* WHAT NEEDS TO BE DONE: Leaving out the pictures, please retype each record exactly.

* TASK INPUT:

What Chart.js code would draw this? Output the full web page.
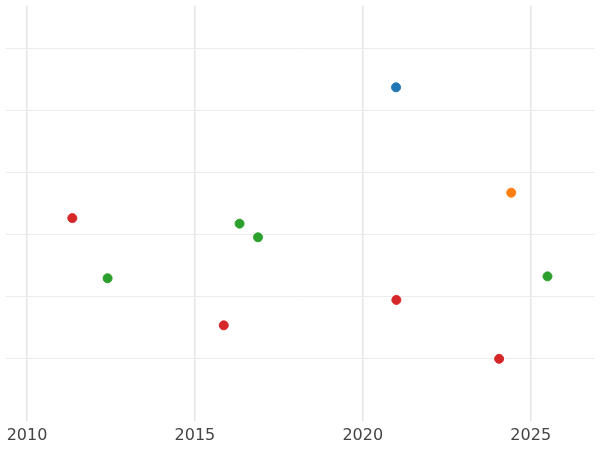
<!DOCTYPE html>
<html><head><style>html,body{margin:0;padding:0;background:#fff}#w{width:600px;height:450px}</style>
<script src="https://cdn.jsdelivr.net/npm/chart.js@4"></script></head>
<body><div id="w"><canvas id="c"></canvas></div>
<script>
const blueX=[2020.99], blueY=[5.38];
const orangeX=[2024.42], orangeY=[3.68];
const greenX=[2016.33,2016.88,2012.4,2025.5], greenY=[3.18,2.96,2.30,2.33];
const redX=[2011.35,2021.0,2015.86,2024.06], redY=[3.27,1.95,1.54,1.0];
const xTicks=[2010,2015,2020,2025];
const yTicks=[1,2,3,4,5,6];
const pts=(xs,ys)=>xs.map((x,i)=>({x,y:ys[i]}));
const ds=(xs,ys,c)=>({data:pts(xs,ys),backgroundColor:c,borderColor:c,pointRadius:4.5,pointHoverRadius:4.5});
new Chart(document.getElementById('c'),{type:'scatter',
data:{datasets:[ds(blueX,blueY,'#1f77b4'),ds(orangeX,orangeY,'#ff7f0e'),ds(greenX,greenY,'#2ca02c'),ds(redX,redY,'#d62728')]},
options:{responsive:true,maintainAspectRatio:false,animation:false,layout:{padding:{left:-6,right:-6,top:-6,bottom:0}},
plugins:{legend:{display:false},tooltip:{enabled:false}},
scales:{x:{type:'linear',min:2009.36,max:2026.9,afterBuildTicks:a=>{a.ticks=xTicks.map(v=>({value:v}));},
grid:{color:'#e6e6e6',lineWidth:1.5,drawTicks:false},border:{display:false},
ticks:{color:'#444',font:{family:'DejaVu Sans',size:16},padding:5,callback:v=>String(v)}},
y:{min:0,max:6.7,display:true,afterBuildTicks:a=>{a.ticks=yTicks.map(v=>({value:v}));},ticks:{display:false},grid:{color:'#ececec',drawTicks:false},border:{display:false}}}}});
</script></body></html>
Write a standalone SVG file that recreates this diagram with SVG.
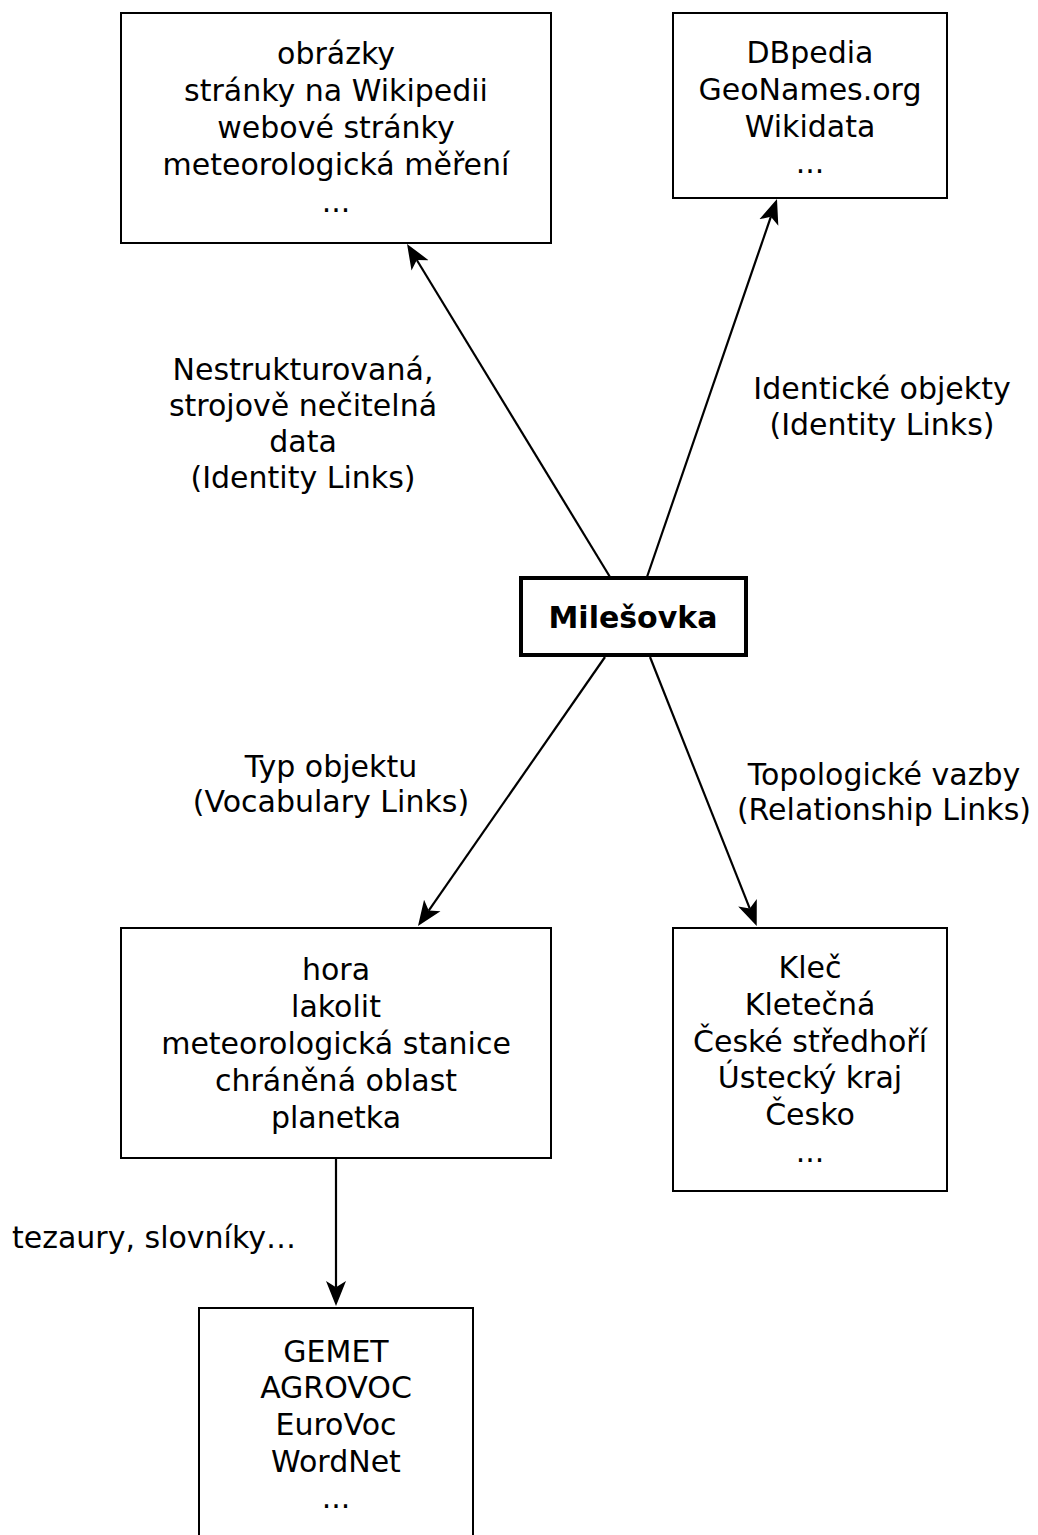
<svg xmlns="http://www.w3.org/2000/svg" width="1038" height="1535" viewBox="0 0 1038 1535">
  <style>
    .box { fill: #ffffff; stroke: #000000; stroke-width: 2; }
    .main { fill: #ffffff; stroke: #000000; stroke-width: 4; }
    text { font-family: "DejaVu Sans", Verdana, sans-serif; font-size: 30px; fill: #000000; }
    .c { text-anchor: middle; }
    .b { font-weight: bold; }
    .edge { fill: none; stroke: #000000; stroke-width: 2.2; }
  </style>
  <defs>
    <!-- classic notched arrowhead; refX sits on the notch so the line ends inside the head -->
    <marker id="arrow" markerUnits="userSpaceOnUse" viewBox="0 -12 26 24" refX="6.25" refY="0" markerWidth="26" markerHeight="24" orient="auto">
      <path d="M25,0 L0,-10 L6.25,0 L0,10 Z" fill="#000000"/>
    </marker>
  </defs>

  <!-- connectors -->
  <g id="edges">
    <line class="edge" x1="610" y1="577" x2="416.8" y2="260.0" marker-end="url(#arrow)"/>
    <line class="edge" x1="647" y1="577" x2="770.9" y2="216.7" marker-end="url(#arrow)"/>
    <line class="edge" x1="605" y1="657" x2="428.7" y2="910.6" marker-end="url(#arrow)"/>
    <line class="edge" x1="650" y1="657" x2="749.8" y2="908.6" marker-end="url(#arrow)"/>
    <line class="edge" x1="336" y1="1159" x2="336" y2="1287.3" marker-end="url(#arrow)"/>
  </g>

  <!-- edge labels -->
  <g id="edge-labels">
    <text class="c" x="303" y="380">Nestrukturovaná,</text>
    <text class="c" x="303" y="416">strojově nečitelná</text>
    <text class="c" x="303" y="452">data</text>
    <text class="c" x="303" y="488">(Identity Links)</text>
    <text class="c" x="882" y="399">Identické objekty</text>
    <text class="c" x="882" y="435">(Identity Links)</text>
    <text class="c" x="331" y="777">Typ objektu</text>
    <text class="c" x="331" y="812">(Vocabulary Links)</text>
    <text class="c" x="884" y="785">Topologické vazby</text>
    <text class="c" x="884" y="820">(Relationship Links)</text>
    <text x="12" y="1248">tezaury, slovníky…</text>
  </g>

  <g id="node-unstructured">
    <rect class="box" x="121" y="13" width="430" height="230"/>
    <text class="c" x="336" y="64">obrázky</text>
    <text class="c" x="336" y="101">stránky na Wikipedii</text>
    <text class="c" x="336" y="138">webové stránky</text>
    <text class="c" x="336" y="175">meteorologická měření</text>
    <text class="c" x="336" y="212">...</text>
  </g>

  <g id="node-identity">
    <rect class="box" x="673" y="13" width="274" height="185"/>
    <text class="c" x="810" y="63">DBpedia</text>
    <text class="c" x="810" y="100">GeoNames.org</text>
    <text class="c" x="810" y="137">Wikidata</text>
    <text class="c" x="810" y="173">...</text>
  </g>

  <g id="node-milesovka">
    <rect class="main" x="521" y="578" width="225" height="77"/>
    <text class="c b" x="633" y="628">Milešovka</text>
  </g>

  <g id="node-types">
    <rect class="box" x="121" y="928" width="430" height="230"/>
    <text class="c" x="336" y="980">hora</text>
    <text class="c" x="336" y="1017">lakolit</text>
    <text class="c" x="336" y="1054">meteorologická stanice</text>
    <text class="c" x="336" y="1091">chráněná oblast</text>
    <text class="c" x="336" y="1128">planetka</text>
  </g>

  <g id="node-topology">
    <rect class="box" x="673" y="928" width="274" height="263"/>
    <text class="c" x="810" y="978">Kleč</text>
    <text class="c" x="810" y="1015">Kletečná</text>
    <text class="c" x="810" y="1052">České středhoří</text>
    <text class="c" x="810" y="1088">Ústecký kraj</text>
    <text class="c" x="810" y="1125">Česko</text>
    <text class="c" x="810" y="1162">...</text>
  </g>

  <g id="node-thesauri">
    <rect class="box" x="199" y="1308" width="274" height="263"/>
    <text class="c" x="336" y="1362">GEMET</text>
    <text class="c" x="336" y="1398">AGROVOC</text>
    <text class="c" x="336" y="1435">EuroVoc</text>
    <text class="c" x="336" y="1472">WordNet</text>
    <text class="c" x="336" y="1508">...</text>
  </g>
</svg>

* EXERCISE OUTPUT:
What Chart.js code would draw this? Output the full web page.
<!DOCTYPE html>
<html><head><style>html,body{margin:0;padding:0;background:#fff}#w{width:600px;height:450px}</style>
<script src="https://cdn.jsdelivr.net/npm/chart.js@4"></script></head>
<body><div id="w"><canvas id="c"></canvas></div>
<script>
const blueX=[2020.99], blueY=[5.38];
const orangeX=[2024.42], orangeY=[3.68];
const greenX=[2016.33,2016.88,2012.4,2025.5], greenY=[3.18,2.96,2.30,2.33];
const redX=[2011.35,2021.0,2015.86,2024.06], redY=[3.27,1.95,1.54,1.0];
const xTicks=[2010,2015,2020,2025];
const yTicks=[1,2,3,4,5,6];
const pts=(xs,ys)=>xs.map((x,i)=>({x,y:ys[i]}));
const ds=(xs,ys,c)=>({data:pts(xs,ys),backgroundColor:c,borderColor:c,pointRadius:4.5,pointHoverRadius:4.5});
new Chart(document.getElementById('c'),{type:'scatter',
data:{datasets:[ds(blueX,blueY,'#1f77b4'),ds(orangeX,orangeY,'#ff7f0e'),ds(greenX,greenY,'#2ca02c'),ds(redX,redY,'#d62728')]},
options:{responsive:true,maintainAspectRatio:false,animation:false,layout:{padding:{left:-6,right:-6,top:-6,bottom:0}},
plugins:{legend:{display:false},tooltip:{enabled:false}},
scales:{x:{type:'linear',min:2009.36,max:2026.9,afterBuildTicks:a=>{a.ticks=xTicks.map(v=>({value:v}));},
grid:{color:'#e6e6e6',lineWidth:1.5,drawTicks:false},border:{display:false},
ticks:{color:'#444',font:{family:'DejaVu Sans',size:16},padding:5,callback:v=>String(v)}},
y:{min:0,max:6.7,display:true,afterBuildTicks:a=>{a.ticks=yTicks.map(v=>({value:v}));},ticks:{display:false},grid:{color:'#ececec',drawTicks:false},border:{display:false}}}}});
</script></body></html>
Write a standalone SVG file that recreates this diagram with SVG.
<svg xmlns="http://www.w3.org/2000/svg" width="1038" height="1535" viewBox="0 0 1038 1535">
  <style>
    .box { fill: #ffffff; stroke: #000000; stroke-width: 2; }
    .main { fill: #ffffff; stroke: #000000; stroke-width: 4; }
    text { font-family: "DejaVu Sans", Verdana, sans-serif; font-size: 30px; fill: #000000; }
    .c { text-anchor: middle; }
    .b { font-weight: bold; }
    .edge { fill: none; stroke: #000000; stroke-width: 2.2; }
  </style>
  <defs>
    <!-- classic notched arrowhead; refX sits on the notch so the line ends inside the head -->
    <marker id="arrow" markerUnits="userSpaceOnUse" viewBox="0 -12 26 24" refX="6.25" refY="0" markerWidth="26" markerHeight="24" orient="auto">
      <path d="M25,0 L0,-10 L6.25,0 L0,10 Z" fill="#000000"/>
    </marker>
  </defs>

  <!-- connectors -->
  <g id="edges">
    <line class="edge" x1="610" y1="577" x2="416.8" y2="260.0" marker-end="url(#arrow)"/>
    <line class="edge" x1="647" y1="577" x2="770.9" y2="216.7" marker-end="url(#arrow)"/>
    <line class="edge" x1="605" y1="657" x2="428.7" y2="910.6" marker-end="url(#arrow)"/>
    <line class="edge" x1="650" y1="657" x2="749.8" y2="908.6" marker-end="url(#arrow)"/>
    <line class="edge" x1="336" y1="1159" x2="336" y2="1287.3" marker-end="url(#arrow)"/>
  </g>

  <!-- edge labels -->
  <g id="edge-labels">
    <text class="c" x="303" y="380">Nestrukturovaná,</text>
    <text class="c" x="303" y="416">strojově nečitelná</text>
    <text class="c" x="303" y="452">data</text>
    <text class="c" x="303" y="488">(Identity Links)</text>
    <text class="c" x="882" y="399">Identické objekty</text>
    <text class="c" x="882" y="435">(Identity Links)</text>
    <text class="c" x="331" y="777">Typ objektu</text>
    <text class="c" x="331" y="812">(Vocabulary Links)</text>
    <text class="c" x="884" y="785">Topologické vazby</text>
    <text class="c" x="884" y="820">(Relationship Links)</text>
    <text x="12" y="1248">tezaury, slovníky…</text>
  </g>

  <g id="node-unstructured">
    <rect class="box" x="121" y="13" width="430" height="230"/>
    <text class="c" x="336" y="64">obrázky</text>
    <text class="c" x="336" y="101">stránky na Wikipedii</text>
    <text class="c" x="336" y="138">webové stránky</text>
    <text class="c" x="336" y="175">meteorologická měření</text>
    <text class="c" x="336" y="212">...</text>
  </g>

  <g id="node-identity">
    <rect class="box" x="673" y="13" width="274" height="185"/>
    <text class="c" x="810" y="63">DBpedia</text>
    <text class="c" x="810" y="100">GeoNames.org</text>
    <text class="c" x="810" y="137">Wikidata</text>
    <text class="c" x="810" y="173">...</text>
  </g>

  <g id="node-milesovka">
    <rect class="main" x="521" y="578" width="225" height="77"/>
    <text class="c b" x="633" y="628">Milešovka</text>
  </g>

  <g id="node-types">
    <rect class="box" x="121" y="928" width="430" height="230"/>
    <text class="c" x="336" y="980">hora</text>
    <text class="c" x="336" y="1017">lakolit</text>
    <text class="c" x="336" y="1054">meteorologická stanice</text>
    <text class="c" x="336" y="1091">chráněná oblast</text>
    <text class="c" x="336" y="1128">planetka</text>
  </g>

  <g id="node-topology">
    <rect class="box" x="673" y="928" width="274" height="263"/>
    <text class="c" x="810" y="978">Kleč</text>
    <text class="c" x="810" y="1015">Kletečná</text>
    <text class="c" x="810" y="1052">České středhoří</text>
    <text class="c" x="810" y="1088">Ústecký kraj</text>
    <text class="c" x="810" y="1125">Česko</text>
    <text class="c" x="810" y="1162">...</text>
  </g>

  <g id="node-thesauri">
    <rect class="box" x="199" y="1308" width="274" height="263"/>
    <text class="c" x="336" y="1362">GEMET</text>
    <text class="c" x="336" y="1398">AGROVOC</text>
    <text class="c" x="336" y="1435">EuroVoc</text>
    <text class="c" x="336" y="1472">WordNet</text>
    <text class="c" x="336" y="1508">...</text>
  </g>
</svg>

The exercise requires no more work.